Several readers, including parents in this district, have sent me a copy of this letter written by Don Sternberg of Wantagh Elementary School in Long Island, New York.

Sternberg wrote a letter to the school’s parents at the start of the school year telling them about how the politicians and bureaucrats at Albany were messing up their child’s education.

He wrote:

What we will be teaching students is to be effective test takers; a skill that does not necessarily translate into critical thinking – a skill set that is necessary at the college level and beyond. This will inevitably conflict with authentic educational practice – true teaching.
Unfortunately, if educators want to survive in the new, Albany-created bureaucratic mess that is standardized assessments to measure teacher performance, paramount to anything else, we must focus on getting kids ready for the state assessments.
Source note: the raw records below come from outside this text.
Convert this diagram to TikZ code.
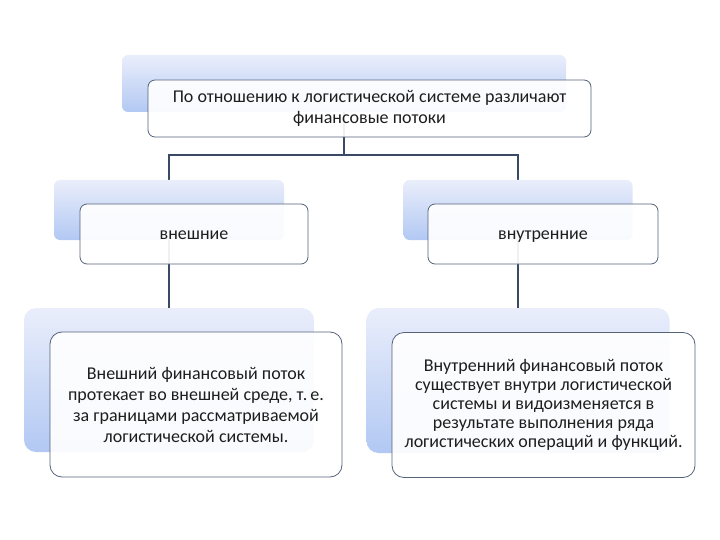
\documentclass[tikz,border=0pt]{standalone}
\usepackage{fontspec}
\setmainfont{Carlito}
\usetikzlibrary{backgrounds}
% Colours of the hierarchy
\definecolor{flowShadeTop}{RGB}{234,238,251}
\definecolor{flowShadeBottom}{RGB}{178,200,243}
\definecolor{flowBorderColor}{RGB}{84,98,122}
\definecolor{flowLineColor}{RGB}{58,74,100}
\definecolor{flowTextColor}{RGB}{30,30,30}
\begin{document}
\begin{tikzpicture}[x=1pt, y=-1pt,
  bgbox/.style={draw=none, rounded corners=6pt, inner sep=0pt,
    top color=flowShadeTop, bottom color=flowShadeBottom},
  frontbox/.style={draw=flowBorderColor, line width=0.8pt, rounded corners=7pt,
    fill=white, fill opacity=0.92, text opacity=1, inner sep=2pt,
    align=center, text=flowTextColor, font=\fontsize{18}{21}\selectfont},
  kindbox/.style={frontbox, text height=14pt, text depth=3pt},
  link/.style={draw=flowLineColor, line width=1.8pt}]
\useasboundingbox (0,0) rectangle (720,540);
% Shaded back plates
\node[bgbox, minimum width=444pt, minimum height=57pt] (topbg) at (344,83.5) {};
\node[bgbox, minimum width=230pt, minimum height=60pt] (extbg) at (169,210) {};
\node[bgbox, minimum width=229pt, minimum height=60pt] (intbg) at (518,210) {};
\node[bgbox, rounded corners=12pt, minimum width=290pt, minimum height=144pt] (extdescbg) at (169,380) {};
\node[bgbox, rounded corners=12pt, minimum width=303pt, minimum height=145pt] (intdescbg) at (518,380.5) {};
% Text boxes
\node[frontbox, minimum width=443pt, minimum height=57pt] (top) at (369.5,108.5)
  {По отношению к логистической системе различают\\финансовые потоки};
\node[kindbox, minimum width=228pt, minimum height=60pt] (ext) at (194,234) {внешние};
\node[kindbox, minimum width=230pt, minimum height=60pt] (int) at (543,234) {внутренние};
\node[frontbox, rounded corners=12pt, minimum width=292pt, minimum height=145pt] (extdesc) at (196,404.5)
  {Внешний финансовый поток\\протекает во внешней среде, т.\,е.\\за границами рассматриваемой\\логистической системы.};
\node[frontbox, rounded corners=12pt, minimum width=303pt, minimum height=145pt,
  font=\fontsize{18}{19}\selectfont] (intdesc) at (543.5,405)
  {Внутренний финансовый поток\\существует внутри логистической\\системы и видоизменяется в\\результате выполнения ряда\\логистических операций и функций.};
% Connectors behind the plates
\begin{scope}[on background layer]
  \coordinate (fork) at ([yshift=-43pt]topbg.south);
  \draw[link] (topbg.south) -- (fork);
  \draw[link] (fork) -| (extbg.north);
  \draw[link] (fork) -| (intbg.north);
  \draw[link] (extbg.south) -- (extdescbg.north);
  \draw[link] (intbg.south) -- (intdescbg.north);
\end{scope}
\end{tikzpicture}
\end{document}
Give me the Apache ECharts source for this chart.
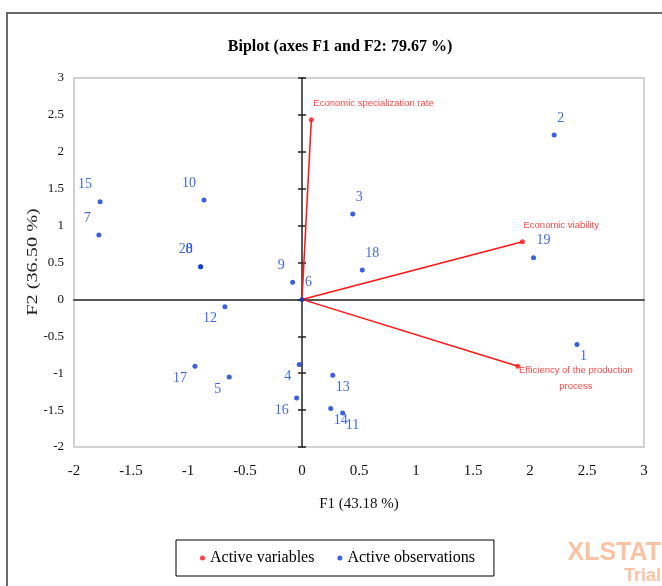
<!DOCTYPE html>
<html>
<head>
<meta charset="utf-8">
<script src="https://cdn.jsdelivr.net/npm/echarts@6/dist/echarts.min.js"></script>
<style>
  html, body { margin: 0; padding: 0; background: #fff; }
  #chart { width: 662px; height: 586px; }
</style>
</head>
<body>
<div id="chart"></div>
<script>
// PCA biplot: observation scores and variable vectors on F1 / F2
const obsNames = ['1', '2', '3', '4', '5', '6', '7', '8', '9', '10',
                  '11', '12', '13', '14', '15', '16', '17', '18', '19', '20'];
const obsF1 = [2.412, 2.212, 0.445, -0.024, -0.638, 0.000, -1.782, -0.889, -0.082, -0.860,
               0.357, -0.676, 0.270, 0.252, -1.771, -0.047, -0.939, 0.529, 2.031, -0.889];
const obsF2 = [-0.611, 2.229, 1.157, -0.882, -1.050, 0.000, 0.872, 0.442, 0.231, 1.347,
               -1.539, -0.100, -1.027, -1.479, 1.324, -1.335, -0.905, 0.398, 0.564, 0.442];

const varNames = ['Economic specialization rate', 'Economic viability',
                  'Efficiency of the production process'];
const varF1 = [0.082, 1.934, 1.894];
const varF2 = [2.433, 0.782, -0.905];

const xTicks = { min: -2, max: 3, step: 0.5 };
const yTicks = { min: -2, max: 3, step: 0.5 };

const titleText = 'Biplot (axes F1 and F2: 79.67 %)';
const xName = 'F1 (43.18 %)';
const yName = 'F2 (36.50 %)';

// where each observation label sits around its dot
const obsCorner = {
  '1': 'LR', '2': 'UR', '3': 'UR', '4': 'LL', '5': 'LL', '6': 'UR', '7': 'UL',
  '8': 'UL', '9': 'UL', '10': 'UL', '11': 'LR', '12': 'LL', '13': 'LR', '14': 'LR',
  '15': 'UL', '16': 'LL', '17': 'LL', '18': 'UR', '19': 'UR', '20': 'UL'
};
const cornerStyle = {
  UL: { align: 'right', offset: [-8, -17] },
  UR: { align: 'left', offset: [3, -17] },
  LL: { align: 'right', offset: [-8, 12] },
  LR: { align: 'left', offset: [3, 12] }
};
const varLabelStyle = [
  { align: 'left', offset: [2, -16], text: varNames[0] },
  { align: 'left', offset: [1, -16], text: varNames[1] },
  { align: 'center', offset: [58, 12], text: 'Efficiency of the production\nprocess' }
];

const SERIF = "'Liberation Serif', 'Times New Roman', serif";
const SANS = "'Liberation Sans', Arial, sans-serif";
const RED = '#ff1414';
const BLUE_DOT = '#0a38d4';
const BLUE_TEXT = '#0f42da';

const obsData = obsNames.map((n, i) => {
  const c = cornerStyle[obsCorner[n]];
  return {
    name: n,
    value: [obsF1[i], obsF2[i]],
    label: { align: c.align, offset: c.offset }
  };
});

const varData = varNames.map((n, i) => ({
  name: n,
  value: [varF1[i], varF2[i]],
  label: {
    align: varLabelStyle[i].align,
    offset: varLabelStyle[i].offset,
    formatter: varLabelStyle[i].text
  }
}));

const vectorData = varNames.map((n, i) => ({ coords: [[0, 0], [varF1[i], varF2[i]]] }));

const chart = echarts.init(document.getElementById('chart'), null, { renderer: 'canvas' });

const grid = { left: 74, right: 18, top: 78, bottom: 139, show: true,
               borderColor: '#d2d2d2', borderWidth: 2, backgroundColor: 'transparent',
               outerBoundsMode: 'none' };

const valueAxisBase = (t) => ({
  type: 'value', min: t.min, max: t.max, interval: t.step,
  splitLine: { show: false }
});

chart.setOption({
  backgroundColor: '#fff',
  animation: false,
  title: {
    text: titleText,
    left: 335, top: 34, textAlign: 'center',
    textStyle: { fontFamily: SERIF, fontSize: 16, fontWeight: 'bold', color: '#000' }
  },
  grid: grid,
  legend: {
    data: [
      { name: 'Active variables', icon: 'circle' },
      { name: 'Active observations', icon: 'circle' }
    ],
    left: 176, top: 540,
    itemWidth: 5, itemHeight: 5, itemGap: 23,
    padding: [10, 19, 10, 24],
    borderColor: '#000', borderWidth: 1,
    textStyle: { fontFamily: SERIF, fontSize: 16, color: '#000' }
  },
  xAxis: [
    Object.assign(valueAxisBase(xTicks), {
      position: 'bottom',
      axisLine: { show: false, onZero: false },
      axisTick: { show: false },
      axisLabel: { fontFamily: SERIF, fontSize: 15, color: '#111', margin: 17 },
      name: xName, nameLocation: 'middle', nameGap: 50,
      nameTextStyle: { fontFamily: SERIF, fontSize: 15, color: '#111' }
    }),
    Object.assign(valueAxisBase(xTicks), {
      axisLine: { show: true, onZero: true, lineStyle: { color: '#555', width: 2 } },
      axisTick: { show: false },
      axisLabel: { show: false }
    })
  ],
  yAxis: [
    Object.assign(valueAxisBase(yTicks), {
      position: 'left',
      axisLine: { show: false, onZero: false },
      axisTick: { show: false },
      axisLabel: { fontFamily: SERIF, fontSize: 13, color: '#111', margin: 10 }
    }),
    Object.assign(valueAxisBase(yTicks), {
      position: 'left',
      axisLine: { show: true, onZero: true, lineStyle: { color: '#222', width: 1.5 } },
      axisTick: { show: true, inside: true, length: 4, lineStyle: { color: '#222', width: 1.5 } },
      axisLabel: { show: false }
    }),
    Object.assign(valueAxisBase(yTicks), {
      position: 'left',
      axisLine: { show: false, onZero: true },
      axisTick: { show: true, inside: false, length: 4, lineStyle: { color: '#222', width: 1.5 } },
      axisLabel: { show: false }
    })
  ],
  graphic: [
    // frame around the whole chart
    { type: 'rect', shape: { x: 7, y: 13, width: 700, height: 700 }, silent: true, z: 0,
      style: { fill: 'none', stroke: '#6a6a6a', lineWidth: 2 } },
    // vertical axis title
    { type: 'text', x: 33, y: 262, rotation: Math.PI / 2, scaleX: 1.45, silent: true,
      style: { text: yName, fontFamily: SERIF, fontSize: 14, fill: '#222',
               align: 'center', verticalAlign: 'middle' } },
    { type: 'text', x: 661, y: 553, silent: true,
      style: { text: 'XLSTAT', fontFamily: SANS, fontSize: 25,
               fontWeight: 'bold', fill: '#fbc3a3', align: 'right', verticalAlign: 'middle' } },
    { type: 'text', x: 661, y: 576, silent: true,
      style: { text: 'Trial', fontFamily: SANS, fontSize: 18,
               fontWeight: 'bold', fill: '#fbc3a3', align: 'right', verticalAlign: 'middle' } }
  ],
  series: [
    {
      name: 'vectors',
      type: 'lines',
      coordinateSystem: 'cartesian2d',
      xAxisIndex: 0, yAxisIndex: 0,
      silent: true,
      lineStyle: { color: RED, width: 1.5, opacity: 1 },
      data: vectorData,
      z: 2
    },
    {
      name: 'Active variables',
      type: 'scatter',
      xAxisIndex: 0, yAxisIndex: 0,
      symbol: 'circle', symbolSize: 5,
      itemStyle: { color: RED },
      label: {
        show: true, position: 'inside', verticalAlign: 'middle',
        fontFamily: SANS, fontSize: 9.5, color: '#ff1414', lineHeight: 16
      },
      data: varData,
      z: 3
    },
    {
      name: 'Active observations',
      type: 'scatter',
      xAxisIndex: 0, yAxisIndex: 0,
      symbol: 'circle', symbolSize: 5,
      itemStyle: { color: BLUE_DOT },
      label: {
        show: true, position: 'inside', verticalAlign: 'middle',
        formatter: '{b}',
        fontFamily: SERIF, fontSize: 14, color: BLUE_TEXT
      },
      data: obsData,
      z: 4
    }
  ]
});
</script>
</body>
</html>
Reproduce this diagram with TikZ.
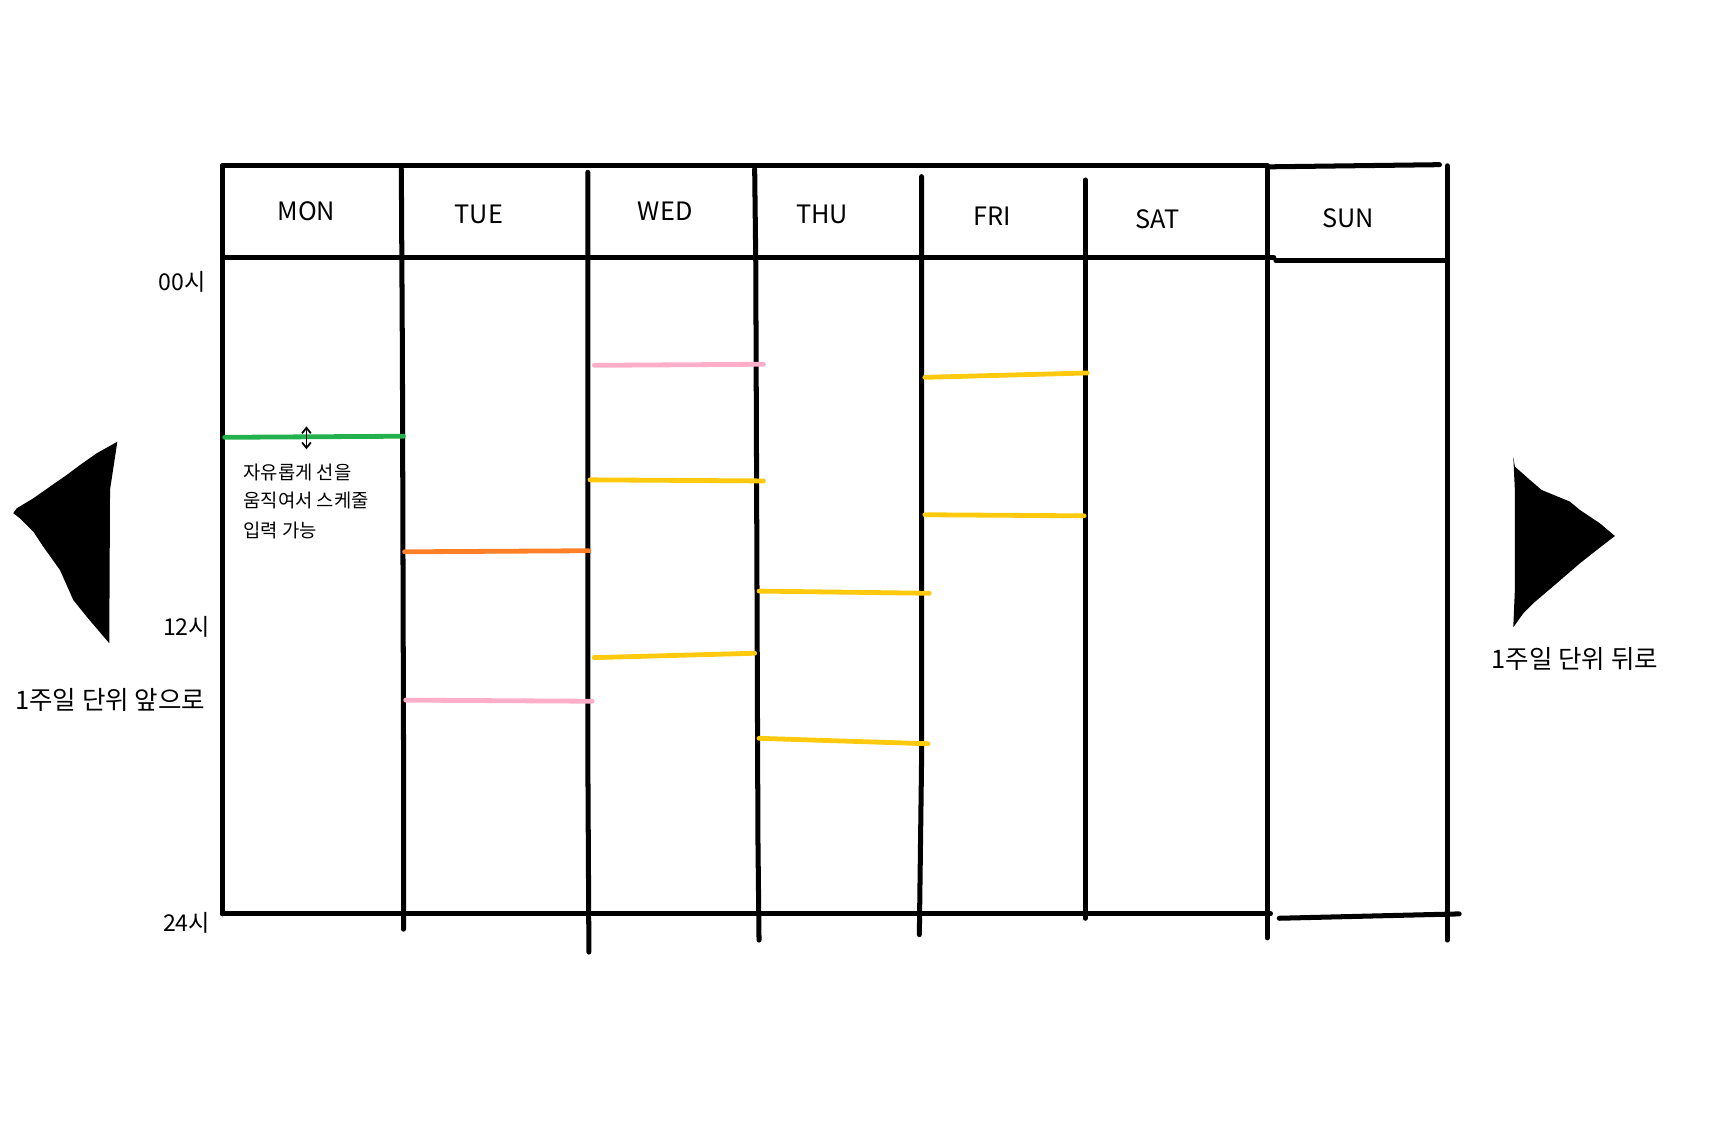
\documentclass[tikz,border=0pt]{standalone}
\usepackage{fontspec}
\setmainfont{Noto Sans CJK KR}
\usetikzlibrary{arrows.meta}
\tikzset{
  grid/.style={line width=2.3pt, black, line cap=round},
  sched/.style={line width=2.2pt, line cap=round},
  day/.style={font=\fontsize{11.6}{13}\selectfont, inner sep=0pt},
  hour/.style={font=\fontsize{10.6}{12}\selectfont, inner sep=0pt, anchor=east},
  note/.style={font=\fontsize{8.6}{10}\selectfont, inner sep=0pt, anchor=west},
  nav/.style={font=\fontsize{11.7}{13}\selectfont, inner sep=0pt},
}
\definecolor{cgreen}{HTML}{22B14C}
\definecolor{corange}{HTML}{FF7F27}
\definecolor{cpink}{HTML}{FFAEC9}
\definecolor{cyellow}{HTML}{FFC90E}
\begin{document}
\begin{tikzpicture}[x=0.5pt,y=-0.5pt]
\useasboundingbox (0,0) rectangle (1568,1027);
% frame
\draw[grid] (204,152) -- (1162,152);
\draw[grid] (1162,153) -- (1320,151);
\draw[grid] (204,236) -- (1168,236);
\draw[grid] (1170,239) -- (1325,239);
\draw[grid] (204,838) -- (1165,838);
\draw[grid] (1173,842) -- (1338,838);
\draw[grid] (204,152) -- (204,838);
% column lines
\draw[grid] (368,155) -- (369,330) -- (370,680) -- (370,852);
\draw[grid] (539,158) -- (539,690) -- (540,873);
\draw[grid] (692,155) -- (693,240) -- (695,770) -- (696,862);
\draw[grid] (845,162) -- (845,700) -- (843,857);
\draw[grid] (995,165) -- (995,842);
\draw[grid] (1162,152) -- (1162,860);
\draw[grid] (1327,152) -- (1327,862);
% day labels
\node[day] (mon) at (281,194) {MON};
\node[day] (tue) at (439,197) {TUE};
\node[day] (wed) at (610,194) {WED};
\node[day] (thu) at (754,197) {THU};
\node[day] (fri) at (910,198) {FRI};
\node[day] (sat) at (1061,201) {SAT};
\node[day] (sun) at (1236,200) {SUN};
% hour labels
\node[hour] (h00) at (189,258) {00시};
\node[hour] (h12) at (193,575) {12시};
\node[hour] (h24) at (193,846) {24시};
% schedule lines
\draw[sched, cgreen] (206,401) -- (370,400);
\draw[sched, corange] (371,506) -- (540,505);
\draw[sched, cpink] (372,642) -- (543,643);
\draw[sched, cpink] (545,335) -- (700,334);
\draw[sched, cyellow] (541,440) -- (700,441);
\draw[sched, cyellow] (545,603) -- (692,599);
\draw[sched, cyellow] (696,542) -- (852,544);
\draw[sched, cyellow] (696,677) -- (851,682);
\draw[sched, cyellow] (848,346) -- (997,342);
\draw[sched, cyellow] (848,472) -- (994,473);
% move hint
\coordinate (arrtop) at (281,391);
\coordinate (arrbot) at (281,412);
\draw[line width=0.8pt, {Straight Barb[length=2.5pt,width=4pt]}-{Straight Barb[length=2.5pt,width=4pt]}] (arrtop) -- (arrbot);
\node[note] (n1) at (223,433) {자유롭게 선을};
\node[note] (n2) at (223,459) {움직여서 스케줄};
\node[note] (n3) at (223,486) {입력 가능};
% navigation triangles
\fill[black] (107.6,405) -- (88.6,415.7) -- (73.4,426.4) -- (61.1,435.6) -- (45.8,446.2) -- (30.6,456.9) -- (15.3,466.1)
  -- (12.2,470.6) -- (18.3,475.3) -- (30.6,487.5) -- (33.6,492.1) -- (39.7,501.3) -- (55,522.7) -- (67.2,550.2)
  -- (79.5,565.5) -- (100.2,589.8) -- (100.9,449.1) -- cycle;
\fill[black] (1387.6,418.7) -- (1389.1,427.9) -- (1402.9,440.1) -- (1413.6,449.3) -- (1439.6,460) -- (1448.7,467.6)
  -- (1467.1,479.9) -- (1480.8,491.5) -- (1470.1,499.7) -- (1448.7,516.5) -- (1427.4,534.9) -- (1405.9,553.2)
  -- (1396.8,562.4) -- (1387.6,575.2) -- (1389.1,540) -- (1389.1,495.1) -- (1389.1,450) -- cycle;
\node[nav] (prev) at (101,642) {1주일 단위 앞으로};
\node[nav] (next) at (1444,604) {1주일 단위 뒤로};
\end{tikzpicture}
\end{document}
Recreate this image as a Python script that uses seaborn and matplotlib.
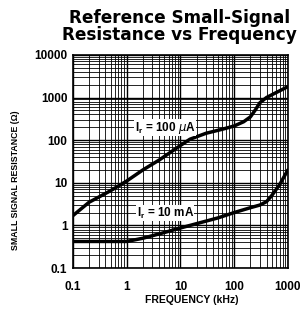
import numpy as np
import pandas as pd
import matplotlib
matplotlib.use("Agg")
import matplotlib.pyplot as plt
import seaborn as sns
from matplotlib.ticker import FixedLocator, FixedFormatter, LogLocator, NullFormatter

# curve (frequency in kHz, resistance in ohm)
freq_100ua = [0.1, 0.2, 0.3, 0.5, 1, 2, 4, 10, 15, 30, 60, 100, 150, 200, 250, 300, 400, 600, 1000]
res_100ua = [1.7, 3.5, 4.6, 6.5, 11, 20, 34, 75, 105, 145, 180, 215, 270, 350, 520, 750, 1000, 1300, 1800]

freq_10ma = [0.1, 0.3, 1, 2, 5, 10, 20, 50, 100, 200, 300, 400, 500, 700, 1000]
res_10ma = [0.42, 0.42, 0.42, 0.5, 0.68, 0.87, 1.1, 1.5, 2.0, 2.6, 3.0, 3.6, 5.0, 9.0, 20]

yticks = [0.1, 1, 10, 100, 1000, 10000]
ytick_labels = ["0.1", "1", "10", "100", "1000", "10000"]
xticks = [0.1, 1, 10, 100, 1000]
xtick_labels = ["0.1", "1", "10", "100", "1000"]

df = pd.concat([
    pd.DataFrame({"freq": freq_100ua, "res": res_100ua, "cond": "100uA"}),
    pd.DataFrame({"freq": freq_10ma, "res": res_10ma, "cond": "10mA"}),
])

sns.set_style("white")
plt.rcParams["font.family"] = ["Liberation Sans", "DejaVu Sans"]
plt.rcParams["text.color"] = "black"
plt.rcParams["xtick.color"] = "black"
plt.rcParams["ytick.color"] = "black"

fig = plt.figure(figsize=(3.04, 3.21), dpi=100)
ax = fig.add_axes([0.240, 0.165, 0.707, 0.664])

sns.lineplot(data=df, x="freq", y="res", hue="cond", palette=["black", "black"],
             linewidth=2.5, legend=False, ax=ax, sort=False, estimator=None)

ax.set_xscale("log")
ax.set_yscale("log")
ax.set_xlim(0.1, 1000)
ax.set_ylim(0.1, 10000)

ax.xaxis.set_major_locator(FixedLocator(xticks))
ax.xaxis.set_major_formatter(FixedFormatter(xtick_labels))
ax.yaxis.set_major_locator(FixedLocator(yticks))
ax.yaxis.set_major_formatter(FixedFormatter(ytick_labels))
ax.xaxis.set_minor_locator(LogLocator(base=10, subs=np.arange(2, 10)))
ax.yaxis.set_minor_locator(LogLocator(base=10, subs=np.arange(2, 10)))
ax.xaxis.set_minor_formatter(NullFormatter())
ax.yaxis.set_minor_formatter(NullFormatter())

ax.grid(True, which="major", color="black", linewidth=1.0)
ax.grid(True, which="minor", color="black", linewidth=0.6)
ax.tick_params(which="both", length=0, labelsize=8.5, labelcolor="black")
ax.tick_params(axis="x", pad=9)
ax.tick_params(axis="y", pad=4)
for lab in ax.get_xticklabels() + ax.get_yticklabels():
    lab.set_fontweight("bold")
for s in ax.spines.values():
    s.set_color("black")
    s.set_linewidth(1.2)

box = dict(boxstyle="square,pad=0.05", facecolor="white", edgecolor="none")
ax.text(5.2, 195, r"I$_\mathregular{r}$ = 100 $\mu$A", fontsize=8.5, fontweight="bold",
        ha="center", va="center", bbox=box)
ax.text(5.2, 1.95, r"I$_\mathregular{r}$ = 10 mA", fontsize=8.5, fontweight="bold",
        ha="center", va="center", bbox=box)

ax.set_xlabel("")
ax.set_ylabel("")
fig.text(192 / 304, 1 - 300 / 321, "FREQUENCY (kHz)", fontsize=7.5, fontweight="bold",
         ha="center", va="center")
fig.text(16 / 304, 1 - 180 / 321, "SMALL SIGNAL RESISTANCE (Ω)", fontsize=6.3,
         fontweight="bold", ha="center", va="center", rotation=90)

fig.text(0.59, 0.972, "Reference Small-Signal\nResistance vs Frequency", fontsize=12.2,
         fontweight="bold", family="DejaVu Sans", ha="center", va="top", linespacing=0.95)

fig.savefig("out.png", dpi=100)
This is what happens when non-educators like our governor and state legislators, textbook publishing companies (who create the assessments for our state and reap millions of our tax dollars by doing so), our NYS Board of Regents, and a state teachers’ union president get involved in creating what they perceive as desirable educational outcomes and decide how to achieve and measure them. Where were the opinions of teachers, principals, and superintendents? None were asked to participate in the establishment of our new state assessment parameters. Today, statisticians are making educational decisions in New York State that will impact your children for years to come.

Standardized assessment has grown exponentially. For example, last year New York State fourth graders, who are nine or ten years old, were subjected to roughly 675 minutes (over 11 hours) of state assessments which does not include state field testing. This year there will be a state mandated pre-test in September and a second mandated pre-test in January for all kindergarten through fifth grade students in school. In April, kindergarten through fifth grade students will take the last test [assessment] for the year.

Excessive testing is unhealthy. When I went to school I was never over-tested and subsequently labeled with an insidious number that ranked or placed me at a Level 1, Level 2, Level 3 or Level 4 as we do today. Do you want your child to know their assigned ‘Level’? What would the impact be on their self-esteem and self-worth at such a young age?

Inevitably, he said, teachers would look at students as more or less desirable because what the students do will affect the teachers’ evaluation scores.

He urged parents to do their part, but he laid the blame for this massive distortion of educational purpose where it belongs: on the State Commissioner of Education, the Governor, and the Legislature.

The new system is a mess. It is an outrage. It is a crime against education and against children. Parents need to know what the state (and federal government) is doing to their children. They need to know how good schools and good teachers are being demoralized.

Donald Sternberg is a hero of public education. He joins our honor roll.

If every principal explained to the parents what the state is doing to their children and the harm being inflicted on them, we would turn this nation’s failed corporate education policies around and let our educators educate.